#### [EXERCISE DETAILS]
Copy each line exactly. Drop every picture.

#### [AVAILABLE DATA]
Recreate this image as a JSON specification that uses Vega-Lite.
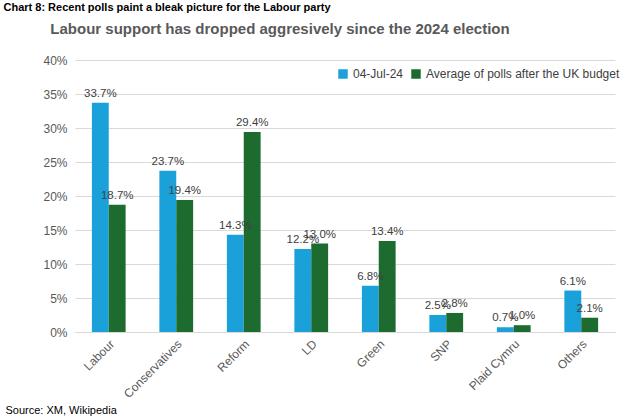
{
  "$schema": "https://vega.github.io/schema/vega-lite/v6.json",
  "autosize": {"type": "none"},
  "padding": {"left": 75, "top": 60, "right": 15, "bottom": 88},
  "width": 540,
  "height": 272,
  "title": {
    "text": "Labour support has dropped aggresively since the 2024 election",
    "anchor": "middle",
    "dx": -65,
    "offset": -36,
    "fontSize": 15,
    "font": "Liberation Sans",
    "fontWeight": "bold",
    "color": "#595959"
  },
  "data": {
    "values": [
      {"party": "Labour", "series": "04-Jul-24", "share": 0.337},
      {"party": "Labour", "series": "Average of polls after the UK budget", "share": 0.187},
      {"party": "Conservatives", "series": "04-Jul-24", "share": 0.237},
      {"party": "Conservatives", "series": "Average of polls after the UK budget", "share": 0.194},
      {"party": "Reform", "series": "04-Jul-24", "share": 0.143},
      {"party": "Reform", "series": "Average of polls after the UK budget", "share": 0.294},
      {"party": "LD", "series": "04-Jul-24", "share": 0.122},
      {"party": "LD", "series": "Average of polls after the UK budget", "share": 0.13},
      {"party": "Green", "series": "04-Jul-24", "share": 0.068},
      {"party": "Green", "series": "Average of polls after the UK budget", "share": 0.134},
      {"party": "SNP", "series": "04-Jul-24", "share": 0.025},
      {"party": "SNP", "series": "Average of polls after the UK budget", "share": 0.028},
      {"party": "Plaid Cymru", "series": "04-Jul-24", "share": 0.007},
      {"party": "Plaid Cymru", "series": "Average of polls after the UK budget", "share": 0.01},
      {"party": "Others", "series": "04-Jul-24", "share": 0.061},
      {"party": "Others", "series": "Average of polls after the UK budget", "share": 0.021}
    ]
  },
  "encoding": {
    "x": {
      "field": "party", "type": "nominal", "sort": null,
      "scale": {"paddingInner": 0.5, "paddingOuter": 0.25},
      "axis": {
        "title": "Source: XM, Wikipedia",
        "titleX": -70, "titleY": 78, "titleAlign": "left", "titleBaseline": "middle",
        "titleFontWeight": "normal", "titleFontSize": 11, "titleColor": "#000000",
        "labelAngle": -45, "labelAlign": "right", "labelFontSize": 12, "labelColor": "#595959",
        "domainColor": "#d9d9d9", "ticks": false, "labelPadding": 6
      }
    },
    "xOffset": {"field": "series", "type": "nominal"},
    "y": {
      "field": "share", "type": "quantitative",
      "scale": {"domain": [0, 0.4]},
      "axis": {
        "format": ".0%", "values": [0, 0.05, 0.1, 0.15, 0.2, 0.25, 0.3, 0.35, 0.4],
        "labelOverlap": false,
        "title": "Chart 8: Recent polls paint a bleak picture for the Labour party",
        "titleAngle": 0, "titleX": -72, "titleY": -53, "titleAlign": "left", "titleBaseline": "middle",
        "titleFontSize": 11, "titleFontWeight": "bold", "titleColor": "#000000",
        "labelFontSize": 12, "labelColor": "#595959", "domain": false, "ticks": false,
        "gridColor": "#d9d9d9", "labelPadding": 8
      }
    },
    "color": {
      "field": "series", "type": "nominal",
      "scale": {"range": ["#1ba1d9", "#1e6b30"]},
      "legend": {
        "title": null, "orient": "none", "legendX": 262, "legendY": 8,
        "direction": "horizontal", "symbolType": "square", "symbolSize": 90,
        "labelFontSize": 12, "labelColor": "#404040", "columnPadding": 6, "labelLimit": 0
      }
    }
  },
  "layer": [
    {"mark": {"type": "bar"}},
    {
      "mark": {"type": "text", "dy": -9, "fontSize": 11.5, "color": "#404040"},
      "encoding": {
        "text": {"field": "share", "type": "quantitative", "format": ".1%"},
        "color": {"value": "#404040"}
      }
    }
  ],
  "config": {"view": {"stroke": null}, "font": "Liberation Sans"}
}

#### [OUTPUT]
Recreate this image as a JSON specification that uses Vega-Lite.
{
  "$schema": "https://vega.github.io/schema/vega-lite/v6.json",
  "autosize": {"type": "none"},
  "padding": {"left": 75, "top": 60, "right": 15, "bottom": 88},
  "width": 540,
  "height": 272,
  "title": {
    "text": "Labour support has dropped aggresively since the 2024 election",
    "anchor": "middle",
    "dx": -65,
    "offset": -36,
    "fontSize": 15,
    "font": "Liberation Sans",
    "fontWeight": "bold",
    "color": "#595959"
  },
  "data": {
    "values": [
      {"party": "Labour", "series": "04-Jul-24", "share": 0.337},
      {"party": "Labour", "series": "Average of polls after the UK budget", "share": 0.187},
      {"party": "Conservatives", "series": "04-Jul-24", "share": 0.237},
      {"party": "Conservatives", "series": "Average of polls after the UK budget", "share": 0.194},
      {"party": "Reform", "series": "04-Jul-24", "share": 0.143},
      {"party": "Reform", "series": "Average of polls after the UK budget", "share": 0.294},
      {"party": "LD", "series": "04-Jul-24", "share": 0.122},
      {"party": "LD", "series": "Average of polls after the UK budget", "share": 0.13},
      {"party": "Green", "series": "04-Jul-24", "share": 0.068},
      {"party": "Green", "series": "Average of polls after the UK budget", "share": 0.134},
      {"party": "SNP", "series": "04-Jul-24", "share": 0.025},
      {"party": "SNP", "series": "Average of polls after the UK budget", "share": 0.028},
      {"party": "Plaid Cymru", "series": "04-Jul-24", "share": 0.007},
      {"party": "Plaid Cymru", "series": "Average of polls after the UK budget", "share": 0.01},
      {"party": "Others", "series": "04-Jul-24", "share": 0.061},
      {"party": "Others", "series": "Average of polls after the UK budget", "share": 0.021}
    ]
  },
  "encoding": {
    "x": {
      "field": "party", "type": "nominal", "sort": null,
      "scale": {"paddingInner": 0.5, "paddingOuter": 0.25},
      "axis": {
        "title": "Source: XM, Wikipedia",
        "titleX": -70, "titleY": 78, "titleAlign": "left", "titleBaseline": "middle",
        "titleFontWeight": "normal", "titleFontSize": 11, "titleColor": "#000000",
        "labelAngle": -45, "labelAlign": "right", "labelFontSize": 12, "labelColor": "#595959",
        "domainColor": "#d9d9d9", "ticks": false, "labelPadding": 6
      }
    },
    "xOffset": {"field": "series", "type": "nominal"},
    "y": {
      "field": "share", "type": "quantitative",
      "scale": {"domain": [0, 0.4]},
      "axis": {
        "format": ".0%", "values": [0, 0.05, 0.1, 0.15, 0.2, 0.25, 0.3, 0.35, 0.4],
        "labelOverlap": false,
        "title": "Chart 8: Recent polls paint a bleak picture for the Labour party",
        "titleAngle": 0, "titleX": -72, "titleY": -53, "titleAlign": "left", "titleBaseline": "middle",
        "titleFontSize": 11, "titleFontWeight": "bold", "titleColor": "#000000",
        "labelFontSize": 12, "labelColor": "#595959", "domain": false, "ticks": false,
        "gridColor": "#d9d9d9", "labelPadding": 8
      }
    },
    "color": {
      "field": "series", "type": "nominal",
      "scale": {"range": ["#1ba1d9", "#1e6b30"]},
      "legend": {
        "title": null, "orient": "none", "legendX": 262, "legendY": 8,
        "direction": "horizontal", "symbolType": "square", "symbolSize": 90,
        "labelFontSize": 12, "labelColor": "#404040", "columnPadding": 6, "labelLimit": 0
      }
    }
  },
  "layer": [
    {"mark": {"type": "bar"}},
    {
      "mark": {"type": "text", "dy": -9, "fontSize": 11.5, "color": "#404040"},
      "encoding": {
        "text": {"field": "share", "type": "quantitative", "format": ".1%"},
        "color": {"value": "#404040"}
      }
    }
  ],
  "config": {"view": {"stroke": null}, "font": "Liberation Sans"}
}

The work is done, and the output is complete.